Many people find comfort in religion and ritual, locating an emotional answer that softens the absence of more concrete ones about life and death.
I think it's important to discuss mortality with children as soon as the issue comes up, and of course it will come up with intelligent children. We shouldn't shy away from it. I think part of the problem in our society is that we shun death, the idea of death, particular in popular art forms. [In harsh, nasal, American accent:] "Why you wanna sing about death? People won't buy it! They'll hate it!" But it's the shadow that informs you all the time; it gives you substance, as does the fact that everything is transient and the fact that you will exist and then you won't exist. That's what's beautiful.
When you look at a flower or a beautiful child or a beautiful person, most of their beauty is about the fact that it's transient. It's a terribly sad beauty. But if something's permanently beautiful, then how beautiful is it? It's artificial, it's wrong, it's a monstrous mistake. Beauty is something that's very fleeting and impossible to hold on to; that's why it's so beautiful.
The theory of a personal God [i.e., I´svara, in Hinduism] and a meaningful role in one's own destiny are important ideas in religious history. We all want to know or feel our larger purpose in life. What role does a creative person have these days in our cultural destiny?

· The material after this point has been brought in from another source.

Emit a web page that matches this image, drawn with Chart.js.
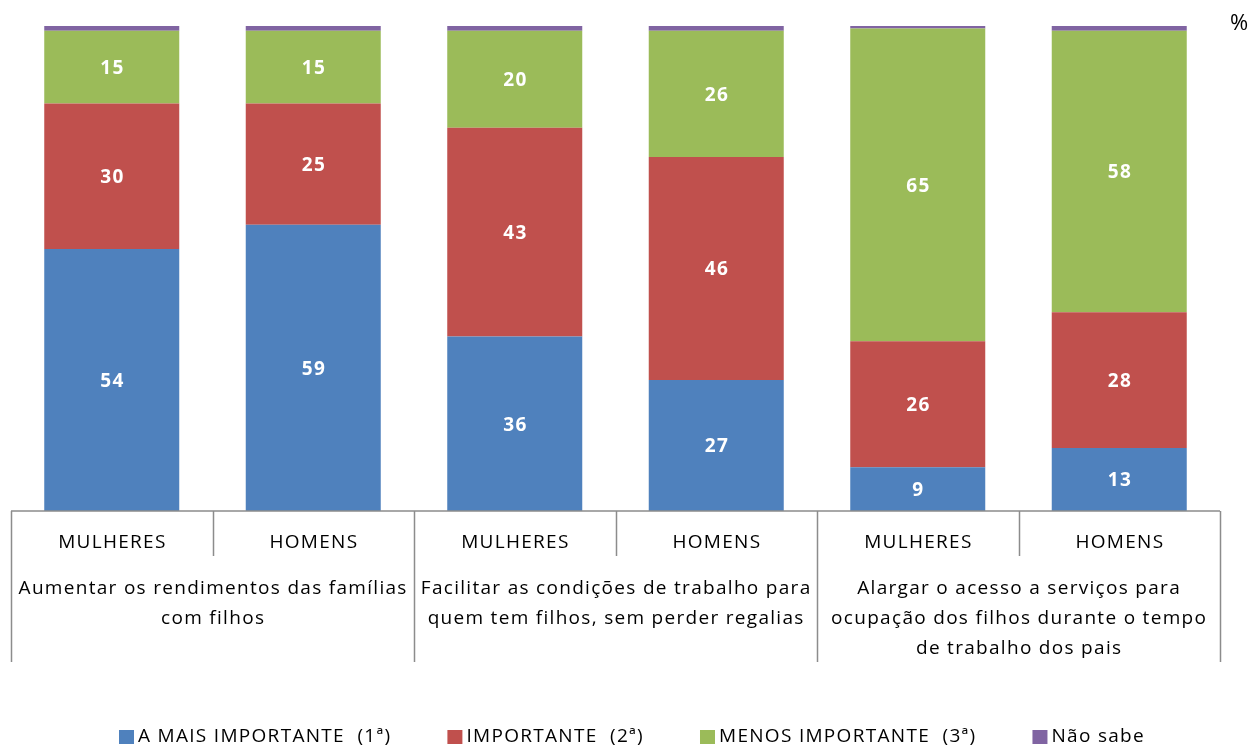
<!DOCTYPE html>
<html>
<head>
<meta charset="utf-8">
<script src="https://cdn.jsdelivr.net/npm/chart.js@4.4.1/dist/chart.umd.min.js"></script>
<style>
  html, body { margin: 0; padding: 0; background: #fff; }
</style>
</head>
<body>
<canvas id="myChart" width="1251" height="746"></canvas>
<script>
// data
var categories = ['MULHERES', 'HOMENS', 'MULHERES', 'HOMENS', 'MULHERES', 'HOMENS'];
var groupLabels = [
  ['Aumentar os rendimentos das famílias', 'com filhos'],
  ['Facilitar as condições de trabalho para', 'quem tem filhos, sem perder regalias'],
  ['Alargar o acesso a serviços para', 'ocupação dos filhos durante o tempo', 'de trabalho dos pais']
];
var maisImportante = [54, 59, 36, 27, 9, 13];
var importante = [30, 25, 43, 46, 26, 28];
var menosImportante = [15, 15, 20, 26, 64.5, 58];
var naoSabe = [1, 1, 1, 1, 0.5, 1];

var FONT = '"Open Sans", Lato, sans-serif';
var SPACING = 1.3;

// white numbers in the middle of each segment
var valueLabels = {
  id: 'valueLabels',
  afterDatasetsDraw: function (chart) {
    var ctx = chart.ctx;
    ctx.save();
    ctx.fillStyle = '#ffffff';
    ctx.font = 'bold 19px ' + FONT;
    ctx.letterSpacing = '1.5px';
    ctx.textAlign = 'center';
    ctx.textBaseline = 'middle';
    for (var d = 0; d < 3; d++) {
      var meta = chart.getDatasetMeta(d);
      var values = chart.data.datasets[d].data;
      meta.data.forEach(function (bar, i) {
        ctx.fillText(String(Math.round(values[i])), bar.x + 0.75, (bar.y + bar.base) / 2 + 1.5);
      });
    }
    ctx.restore();
  }
};

// two-level category axis drawn as a table below the bars, plus the legend
var tableAxis = {
  id: 'tableAxis',
  afterDraw: function (chart) {
    var ctx = chart.ctx;
    var area = chart.chartArea;
    var step = (area.right - area.left) / categories.length;
    ctx.save();
    ctx.strokeStyle = '#8c8c8c';
    ctx.lineWidth = 1.5;
    ctx.beginPath();
    ctx.moveTo(area.left, area.bottom);
    ctx.lineTo(area.right, area.bottom);
    for (var i = 0; i <= categories.length; i++) {
      var x = Math.round(area.left + i * step) + 0.5;
      ctx.moveTo(x, area.bottom);
      ctx.lineTo(x, area.bottom + (i % 2 === 0 ? 151 : 45));
    }
    ctx.stroke();

    ctx.fillStyle = '#000000';
    ctx.textAlign = 'center';
    ctx.textBaseline = 'middle';
    ctx.font = '19px ' + FONT;
    ctx.letterSpacing = SPACING + 'px';
    var half = SPACING / 2;
    categories.forEach(function (c, i) {
      ctx.fillText(c, chart.scales.x.getPixelForValue(i) + half, area.bottom + 32);
    });
    groupLabels.forEach(function (lines, g) {
      var cx = area.left + (g * 2 + 1) * step;
      lines.forEach(function (t, k) {
        ctx.fillText(t, cx + half, area.bottom + 78 + k * 30);
      });
    });

    // legend along the bottom
    var sets = chart.data.datasets;
    var gap = 56, box = 15, txtGap = 4;
    var widths = sets.map(function (s) { return ctx.measureText(s.label).width; });
    var total = widths.reduce(function (a, w) { return a + box + txtGap + w; }, 0) + gap * (sets.length - 1);
    var lx = 632 - total / 2;
    var ly = 737;
    ctx.textAlign = 'left';
    sets.forEach(function (s, k) {
      ctx.fillStyle = s.backgroundColor;
      ctx.fillRect(lx, ly - 7, box, 14);
      ctx.fillStyle = '#000000';
      ctx.fillText(s.label, lx + box + txtGap, ly);
      lx += box + txtGap + widths[k] + gap;
    });

    ctx.textAlign = 'center';
    ctx.letterSpacing = '0px';
    ctx.font = '22px ' + FONT;
    ctx.fillText('%', 1239, 24);
    ctx.restore();
  }
};

const ctx = document.getElementById('myChart').getContext('2d');
const myChart = new Chart(ctx, {
  type: 'bar',
  data: {
    labels: categories,
    datasets: [
      { label: 'A MAIS IMPORTANTE  (1ª)', data: maisImportante, backgroundColor: '#4f81bd' },
      { label: 'IMPORTANTE  (2ª)', data: importante, backgroundColor: '#c0504d' },
      { label: 'MENOS IMPORTANTE  (3ª)', data: menosImportante, backgroundColor: '#9bbb59' },
      { label: 'Não sabe', data: naoSabe, backgroundColor: '#8064a2' }
    ]
  },
  options: {
    responsive: false,
    animation: false,
    devicePixelRatio: 1,
    datasets: { bar: { categoryPercentage: 1, barPercentage: 0.67, borderWidth: 0 } },
    layout: { padding: { left: 11, right: 31, top: 26, bottom: 0 } },
    plugins: {
      tooltip: { enabled: false },
      legend: { display: false }
    },
    scales: {
      x: {
        stacked: true,
        grid: { display: false },
        border: { display: false },
        ticks: { display: false },
        afterFit: function (scale) { scale.height = 235; }
      },
      y: {
        stacked: true,
        display: false,
        min: 0,
        max: 100
      }
    }
  },
  plugins: [valueLabels, tableAxis]
});
</script>
</body>
</html>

As a canary in a coal mine. Caged birds used to be lowered down into mines like those in Newcastle after miners hit a deadly gas seam, in order to tell if the lethal fumes had dissipated. If the bird came back up dead, the danger hadn't yet passed. Right, so I'm speaking in terms of guinea pigs.

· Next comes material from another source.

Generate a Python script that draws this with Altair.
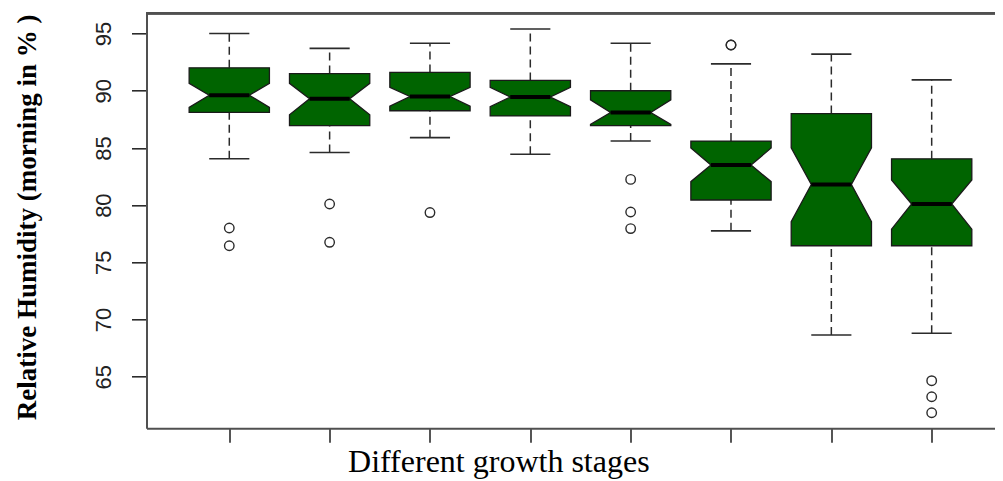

But what, seriously, is the function of an artist in modern society?
In its debased sense, it's to make money, because it's fairly easy for any artist to just be exactly like what goes on in the rest of daily society-to be loud, raucous, noisy, shallow. But it's quite another thing to try and turn the ship around and say, "OK, I'm gonna do something that will make people think differently, or stop and have a different emotion." I think that, if anything, an artist actually should try to interpret but also try to change a society. That's really what my intention would be. But all culture has an effect. Music is essentially benign to most people, but it can be used to dark purposes. Hitler understood that. He used perverted theater to make people think and act in a totally atavistic and primitive, reprehensible way. He was [sarcastic snigger] a frustrated artist.
We think of the theater and music as something good, but, yes, music can be used to bad effect. I get very thoughtful letters from people who say my music almost seems to be the soundtrack of their lives, with them hearing me from their young teenage years through adolescence, getting married, divorced, remarried, having children. I'm always very touched by these letters. So I believe that I do have some kind of effect, and that people are understanding what I'm singing about and that it means something to them.
As you know, a new song that choked me up upon first hearing it in the studio here in Paris was 'The End Of The Game'. It can be taken on several levels, as the arc of a fox hunt - from the fox's viewpoint - or the arc of a love affair.
[Nodding] Or the arc of a life. It's about all of those things: the fox hunt, the love affair. It's about death and dying, too, and giving yourself over to that process. And it's nice when someone understands that; I mean, the song is not an apology for fox hunting [chuckles] - or an argument against it.
Over the next 25 years one hopes other artists will be allowed to assemble the same sort of singular, substantial career you've forged, with the same degree of originality. It's getting harder these days; things are pretty commodified.
They are. The ditch is very deep, and it's hard to get out of it. My strategy in life is to be optimistic, and that's always been the case. By experience, I've learned to trust that optimism, that gambler's risk. It usually works for me. Because I think I'm blessed in that sense by not destiny but rather a certain amount of trust in Providence - that it will look after me no matter what. I believe that so long as your intention is to explore rather than exploit, you will be protected. But if you seek to exploit, that will be the engine of your destruction.